His reply was unambiguously precise and pointed.
“My name is not Savarkar; it is Gandhi, and Gandhi does not apologise to anyone.”
Attacking Vinayak Damodar (VD) Savarkar is a high-risk move. Barely four months ago, in November 2022, when the Bharat Jodo Yatra was beginning to get noticed across India, he launched an ambitious barrage of criticism directed at the Hindu Mahasabha leader.
His assertions were roundly criticised not only by the BJP but also by alliance partners in Maharashtra, especially the Shiv Sena. Hero-worshipping of VD Savarkar in Maharashtra is essentially on parochial or chauvinistic lines.

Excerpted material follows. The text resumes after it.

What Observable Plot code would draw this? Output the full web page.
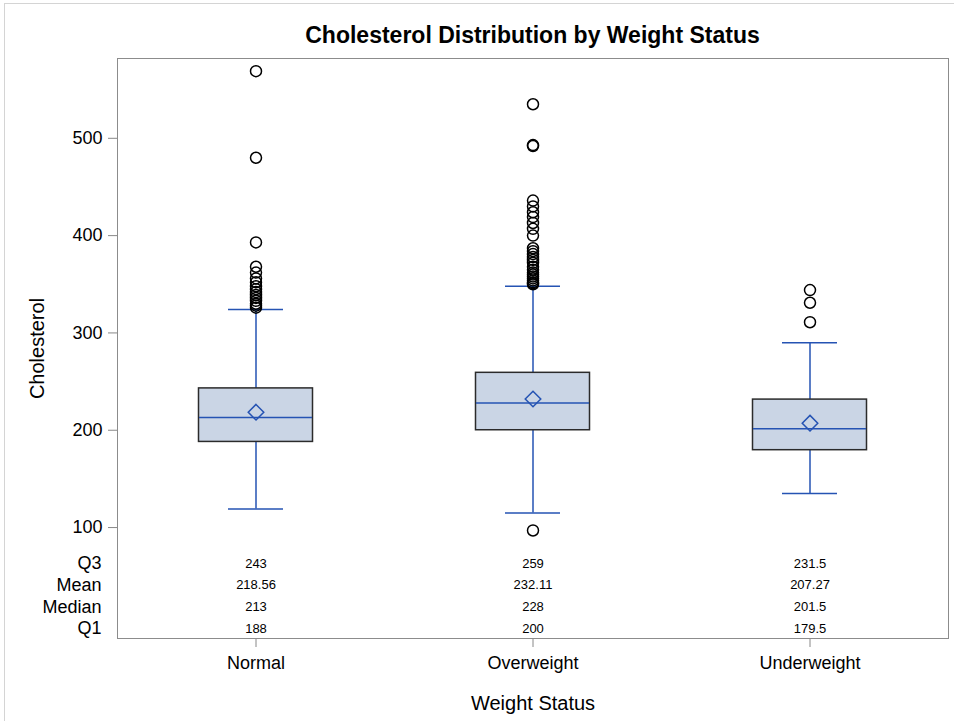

This is borne out by his following being greater in Maharashtra and among Maharashtrians in other parts of India than in other states or regional communities. This is not the case with iconic national leaders like Mahatma Gandhi, Jawaharlal Nehru, Sardar Patel and Netaji Subhash Chandra Bose.
In the wake of criticism of Rahul Gandhi for his statement in November 2022, many secularists also voiced that criticising VD Savarkar, that too in Maharashtra, was not politically prudent. It was contended that when BJP uses the ploy of polarisation, it not only “calculates on consolidating the majority behind it” but also “shows agility in supplementing it and filling the gaps.”
In contrast, Rahul Gandhi’s use of a similar issue that divides people into conflicting positions “risks alienating the majority of the voters, and its crucial ally”. It was also claimed that there was no certainty that the Congress party stood to gain by “standing up for ideological principle.”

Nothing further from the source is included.